• **To be done**: Drop every picture. Then return, exactly, the lines from the beginning of the listing below through the one containing "from bokeh.resources import INLINE".

━━ Information provided

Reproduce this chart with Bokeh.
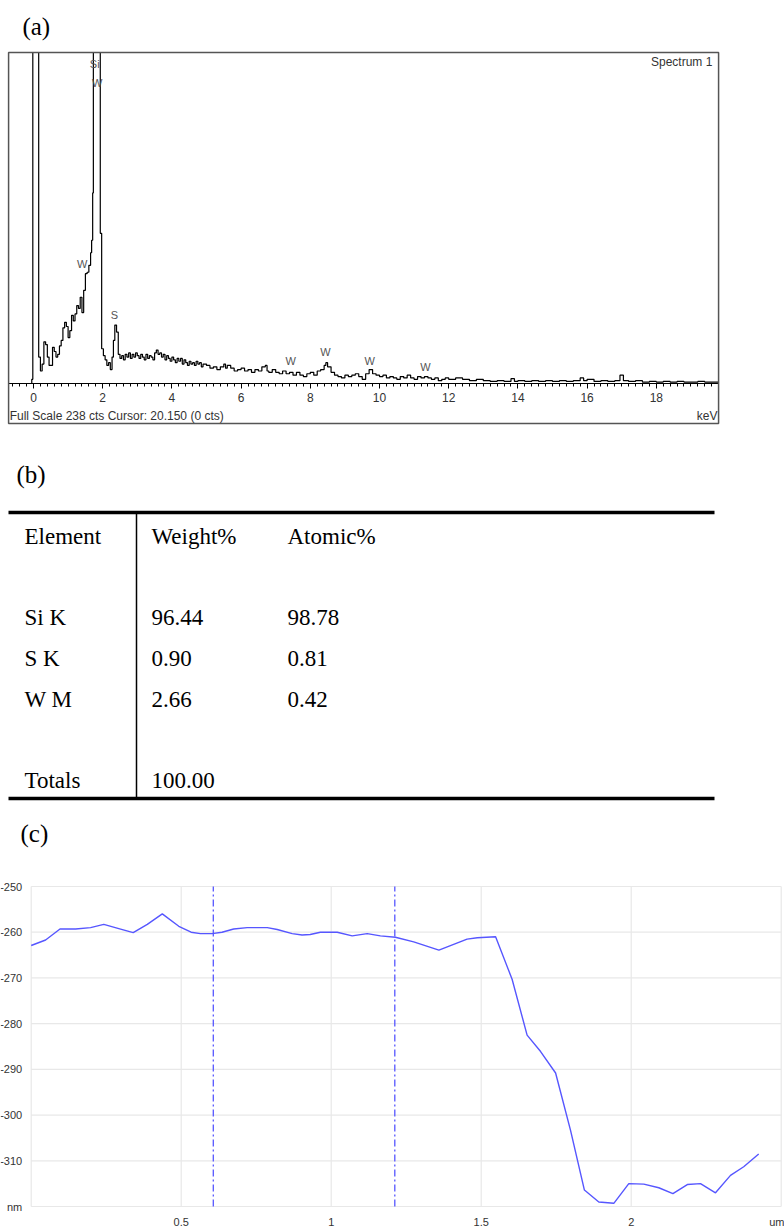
import numpy as np
from bokeh.plotting import figure
from bokeh.layouts import column
from bokeh.models import (LinearAxis, SingleIntervalTicker, FixedTicker, Range1d,
                          Label, BoxAnnotation, Grid)
from bokeh.core.properties import value
from bokeh.embed import file_html
from bokeh.resources import INLINE

# ---------------- (a) EDS spectrum ----------------
spec_kev = [-0.10, -0.05, -0.02, 0.05, 0.10, 0.15, 0.20, 0.25, 0.30, 0.35, 0.40, 0.45, 0.50,
            0.55, 0.60, 0.65, 0.70, 0.75, 0.80, 0.85, 0.90, 0.95, 1.00, 1.05, 1.10, 1.15,
            1.20, 1.25, 1.30, 1.35, 1.40, 1.45, 1.50, 1.55, 1.60, 1.65, 1.68, 1.71, 1.73,
            1.76, 1.79, 1.82, 1.85, 1.88, 1.91, 1.93, 1.97, 2.02, 2.07, 2.12, 2.17, 2.22,
            2.27, 2.31, 2.35, 2.40, 2.45, 2.50, 2.55, 2.60, 2.65, 2.70, 2.75, 2.80, 2.85,
            2.90, 2.95, 3.00, 3.05, 3.10, 3.15, 3.20, 3.25, 3.30, 3.35, 3.40, 3.45, 3.50,
            3.55, 3.60, 3.65, 3.70, 3.75, 3.80, 3.85, 3.90, 3.95, 4.00, 4.05, 4.10, 4.15,
            4.20, 4.25, 4.30, 4.35, 4.40, 4.45, 4.50, 4.55, 4.60, 4.65, 4.70, 4.75, 4.80,
            4.85, 4.90, 5.00, 5.10, 5.20, 5.30, 5.40, 5.50, 5.55, 5.60, 5.70, 5.80, 5.90,
            6.00, 6.10, 6.20, 6.30, 6.40, 6.50, 6.60, 6.70, 6.75, 6.80, 6.90, 7.00, 7.10,
            7.20, 7.30, 7.40, 7.50, 7.60, 7.70, 7.80, 7.90, 8.00, 8.10, 8.20, 8.30, 8.40,
            8.45, 8.50, 8.60, 8.70, 8.80, 8.90, 9.00, 9.10, 9.20, 9.30, 9.40, 9.50, 9.60,
            9.70, 9.80, 9.90, 10.00, 10.10, 10.20, 10.30, 10.40, 10.50, 10.60, 10.70, 10.80,
            10.90, 11.00, 11.10, 11.20, 11.30, 11.40, 11.50, 11.60, 11.70, 11.80, 11.90,
            12.00, 12.20, 12.40, 12.60, 12.80, 13.00, 13.20, 13.40, 13.60, 13.80, 13.90,
            14.00, 14.20, 14.40, 14.60, 14.80, 15.00, 15.20, 15.40, 15.60, 15.80, 15.90,
            16.00, 16.20, 16.40, 16.60, 16.80, 16.95, 17.05, 17.20, 17.40, 17.60, 17.80,
            18.00, 18.20, 18.40, 18.60, 18.80, 19.00, 19.20, 19.40, 19.60, 19.80]
spec_cts = [0, 3, 600, 900, 600, 19, 9, 14, 30, 28, 19, 13, 13,
            26, 23, 19, 21, 27, 31, 40, 44, 41, 33, 38, 49, 45,
            50, 56, 54, 62, 51, 67, 79, 80, 85, 94, 103, 137, 600,
            1400, 2100, 1800, 1000, 500, 300, 108, 25, 20, 17, 13, 15, 10,
            19, 31, 42, 37, 21, 18, 20, 17, 21, 19, 22, 18, 21,
            19, 22, 20, 18, 21, 19, 17, 21, 18, 20, 19, 17, 22,
            24, 21, 22, 19, 21, 17, 20, 18, 16, 19, 17, 15, 18,
            16, 18, 14, 17, 15, 13, 16, 14, 15, 13, 16, 14, 15,
            12, 14, 13, 11, 12, 10, 12, 14, 11, 13, 11, 9, 10,
            11, 9, 10, 8, 10, 9, 12, 13, 9, 8, 10, 8, 7,
            9, 7, 8, 6, 8, 6, 5, 7, 8, 6, 9, 10, 13,
            15, 12, 8, 6, 5, 4, 6, 5, 6, 7, 5, 3, 7,
            10, 7, 6, 5, 6, 4, 5, 4, 3, 5, 4, 6,
            4, 3, 5, 4, 5, 4, 3, 4, 2, 3, 4,
            3, 4, 3, 2, 3, 2, 1.5, 2, 1.5, 3.5, 1.5,
            2, 1.5, 2, 1.5, 2, 1.5, 2, 1.5, 2, 4, 2,
            3, 1.5, 2, 1.5, 2, 6, 2, 1.5, 2, 1, 1.5,
            1, 1.5, 1, 1.5, 1, 1, 1.5, 1, 1, 1]

peak_names = ["Si", "W", "W", "S", "W", "W", "W", "W"]
peak_kev = [1.77, 1.84, 1.41, 2.34, 7.43, 8.44, 9.72, 11.33]
peak_lbl_cts = [230, 216, 86, 49, 16.5, 23, 16.5, 11.7]

full_scale_cts = 238
cursor_kev = 20.150
kev_min, kev_max = -0.72, 19.8

SANS = "Liberation Sans"
SERIF = "Liberation Serif"
GREY_TXT = "#333333"

# the instrument display clips counts at full scale
disp_cts = np.minimum(np.array(spec_cts, dtype=float), full_scale_cts)

W = 784
px_per_kev = 34.6
zero_px = 33.0
cts_per_px = full_scale_cts / 331.0

ha = 425
pa = figure(width=W, height=ha, output_backend="svg", toolbar_location=None,
            x_range=Range1d(-zero_px / px_per_kev, (W - zero_px) / px_per_kev),
            y_range=Range1d(-(ha - 383) * cts_per_px, 383 * cts_per_px),
            x_axis_location=None, y_axis_location=None, min_border=0)
pa.xgrid.visible = False
pa.ygrid.visible = False
pa.outline_line_color = None

pa.add_layout(BoxAnnotation(left=kev_min, right=kev_max, bottom=-40 * cts_per_px,
                            top=full_scale_cts, fill_color=None, fill_alpha=0,
                            line_color="#555555", line_alpha=1.0, line_width=1.5))

xa = LinearAxis(ticker=SingleIntervalTicker(interval=2, num_minor_ticks=10))
xa.fixed_location = 0
xa.bounds = (kev_min, kev_max)
xa.axis_line_color = "black"
xa.major_tick_in = 0
xa.major_tick_out = 5
xa.minor_tick_in = 0
xa.minor_tick_out = 3
xa.major_label_standoff = 4
xa.major_label_text_font = SANS
xa.major_label_text_font_size = "12px"
xa.major_label_text_color = GREY_TXT
pa.add_layout(xa, "below")

pa.step(spec_kev, disp_cts, mode="after", line_color="black", line_width=1.2)

pa.text(x=peak_kev, y=peak_lbl_cts, text=peak_names, text_align="center",
        text_baseline="middle", text_font=value(SANS), text_font_size="11px",
        text_color="#555555")

pa.add_layout(Label(x=-0.32, y=(383 - 26) * cts_per_px, text="(a)", text_align="left",
                    text_baseline="middle", text_font=SERIF, text_font_size="25px",
                    text_color="black"))
pa.add_layout(Label(x=19.62, y=(383 - 61) * cts_per_px, text="Spectrum 1", text_align="right",
                    text_baseline="middle", text_font=SANS, text_font_size="12px",
                    text_color=GREY_TXT))
pa.add_layout(Label(x=-0.69, y=-(415 - 383) * cts_per_px,
                    text=f"Full Scale {full_scale_cts} cts Cursor: {cursor_kev:.3f}  (0 cts)",
                    text_align="left", text_baseline="middle", text_font=SANS,
                    text_font_size="12px", text_color=GREY_TXT))
pa.add_layout(Label(x=19.77, y=-(415 - 383) * cts_per_px, text="keV", text_align="right",
                    text_baseline="middle", text_font=SANS, text_font_size="12px",
                    text_color=GREY_TXT))

# ---------------- (b) composition table ----------------
headers = ["Element", "Weight%", "Atomic%"]
elements = ["Si K", "S K", "W M"]
weight_pct = [96.44, 0.90, 2.66]
atomic_pct = [98.78, 0.81, 0.42]
total_label = "Totals"
total_weight = 100.00

hb_top, hb_bot = 425, 812
pb = figure(width=W, height=hb_bot - hb_top, output_backend="svg", toolbar_location=None,
            x_range=Range1d(0, W), y_range=Range1d(hb_bot, hb_top),
            x_axis_location=None, y_axis_location=None, min_border=0)
pb.xgrid.visible = False
pb.ygrid.visible = False
pb.outline_line_color = None

col_x = [24, 151, 287]
header_y = 536
row_step = 40.7
tbl_top, tbl_bottom, tbl_left, tbl_right, sep_x = 512, 798, 8, 714, 136

pb.text(x=[16], y=[474], text=["(b)"], text_font=value(SERIF), text_font_size="25px",
        text_baseline="middle", text_color="black")

cells_x, cells_y, cells_t = [], [], []
for i, h in enumerate(headers):
    cells_x.append(col_x[i]); cells_y.append(header_y); cells_t.append(h)
for r, (el, w, a) in enumerate(zip(elements, weight_pct, atomic_pct)):
    y = header_y + row_step * (r + 2)
    for c, t in enumerate([el, f"{w:.2f}", f"{a:.2f}"]):
        cells_x.append(col_x[c]); cells_y.append(y); cells_t.append(t)
ty = header_y + row_step * (len(elements) + 3)
cells_x += [col_x[0], col_x[1]]
cells_y += [ty, ty]
cells_t += [total_label, f"{total_weight:.2f}"]
pb.text(x=cells_x, y=cells_y, text=cells_t, text_font=value(SERIF), text_font_size="23px",
        text_baseline="middle", text_color="black")

pb.segment(x0=[tbl_left, tbl_left], y0=[tbl_top, tbl_bottom],
           x1=[tbl_right, tbl_right], y1=[tbl_top, tbl_bottom],
           line_color="black", line_width=3.5)
pb.segment(x0=[sep_x], y0=[tbl_top], x1=[sep_x], y1=[tbl_bottom],
           line_color="black", line_width=1.5)

# ---------------- (c) height profile ----------------
prof_um = [0.0, 0.048, 0.096, 0.148, 0.198, 0.242, 0.292, 0.340, 0.387, 0.437, 0.492,
           0.533, 0.564, 0.603, 0.636, 0.675, 0.720, 0.787, 0.820, 0.870, 0.903, 0.930,
           0.964, 1.020, 1.070, 1.120, 1.164, 1.214, 1.275, 1.359, 1.453, 1.487, 1.548,
           1.603, 1.653, 1.698, 1.748, 1.798, 1.844, 1.892, 1.942, 1.992, 2.042, 2.092,
           2.139, 2.187, 2.231, 2.281, 2.331, 2.375, 2.425]
prof_nm = [-262.9, -261.7, -259.3, -259.3, -259.0, -258.3, -259.2, -260.1, -258.3, -256.0,
           -258.7, -260.0, -260.3, -260.3, -260.0, -259.3, -259.0, -259.0, -259.4, -260.3,
           -260.6, -260.5, -260.0, -260.0, -260.8, -260.3, -260.8, -261.1, -262.1, -263.9,
           -261.5, -261.2, -261.0, -270.3, -282.5, -286.1, -290.8, -303.4, -316.4, -319.0,
           -319.3, -315.0, -315.1, -315.9, -317.2, -315.2, -315.0, -317.0, -313.2, -311.3,
           -308.5]
cursor_um = [0.607, 1.212]
y_ticks = [-320, -310, -300, -290, -280, -270, -260, -250]
x_ticks = [0.5, 1.0, 1.5, 2.0, 2.5]
x_grid = [0.0, 0.5, 1.0, 1.5, 2.0, 2.5]
um_min, um_max = 0.0, 2.5
nm_min, nm_max = -320, -250

BLUE = "#5656ff"
GRID = "#e8e8e8"

hc_top, hc_bot = 812, 1227
px_per_um = 300.0
x0_px = 30.7
top_px = 886.0
bottom_px = 1206.0
px_per_nm = (bottom_px - top_px) / (nm_max - nm_min)

pc = figure(width=W, height=hc_bot - hc_top, output_backend="svg", toolbar_location=None,
            x_range=Range1d(-x0_px / px_per_um, (W - x0_px) / px_per_um),
            y_range=Range1d(nm_max - (hc_bot - top_px) / px_per_nm,
                            nm_max + (top_px - hc_top) / px_per_nm),
            x_axis_location=None, y_axis_location=None, min_border=0)
pc.xgrid.visible = False
pc.ygrid.visible = False
pc.outline_line_color = None

# grid lines limited to the plotting area of the profile
pc.segment(x0=x_grid, y0=[nm_min] * len(x_grid), x1=x_grid, y1=[nm_max] * len(x_grid),
           line_color=GRID, line_width=1.2)
pc.segment(x0=[um_min] * len(y_ticks), y0=y_ticks, x1=[um_max] * len(y_ticks), y1=y_ticks,
           line_color=GRID, line_width=1.2)

cxa = LinearAxis(ticker=FixedTicker(ticks=x_ticks))
cxa.fixed_location = nm_min
cxa.major_label_overrides = {t: ("um" if t == um_max else f"{t:g}") for t in x_ticks}
cya = LinearAxis(ticker=FixedTicker(ticks=y_ticks))
cya.fixed_location = um_min
cya.major_label_overrides = {t: ("nm" if t == nm_min else str(t)) for t in y_ticks}
for ax in (cxa, cya):
    ax.axis_line_color = None
    ax.major_tick_line_color = None
    ax.minor_tick_line_color = None
    ax.major_label_text_font = SANS
    ax.major_label_text_font_size = "11px"
    ax.major_label_text_color = GREY_TXT
    ax.major_label_standoff = 3
pc.add_layout(cxa, "below")
pc.add_layout(cya, "left")

pc.line(prof_um, prof_nm, line_color=BLUE, line_width=1.4)
pc.segment(x0=cursor_um, y0=[nm_min] * len(cursor_um), x1=cursor_um,
           y1=[nm_max] * len(cursor_um), line_color=BLUE, line_width=1.3,
           line_dash="7 3 2 3")

pc.add_layout(Label(x=(20 - x0_px) / px_per_um, y=nm_max + (top_px - 833) / px_per_nm,
                    text="(c)", text_align="left", text_baseline="middle",
                    text_font=SERIF, text_font_size="25px", text_color="black"))

layout = column(pa, pb, pc, spacing=0)
open("out.html", "w").write(file_html(layout, INLINE))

━━━━

• **The response**:
Reproduce this chart with Bokeh.
import numpy as np
from bokeh.plotting import figure
from bokeh.layouts import column
from bokeh.models import (LinearAxis, SingleIntervalTicker, FixedTicker, Range1d,
                          Label, BoxAnnotation, Grid)
from bokeh.core.properties import value
from bokeh.embed import file_html
from bokeh.resources import INLINE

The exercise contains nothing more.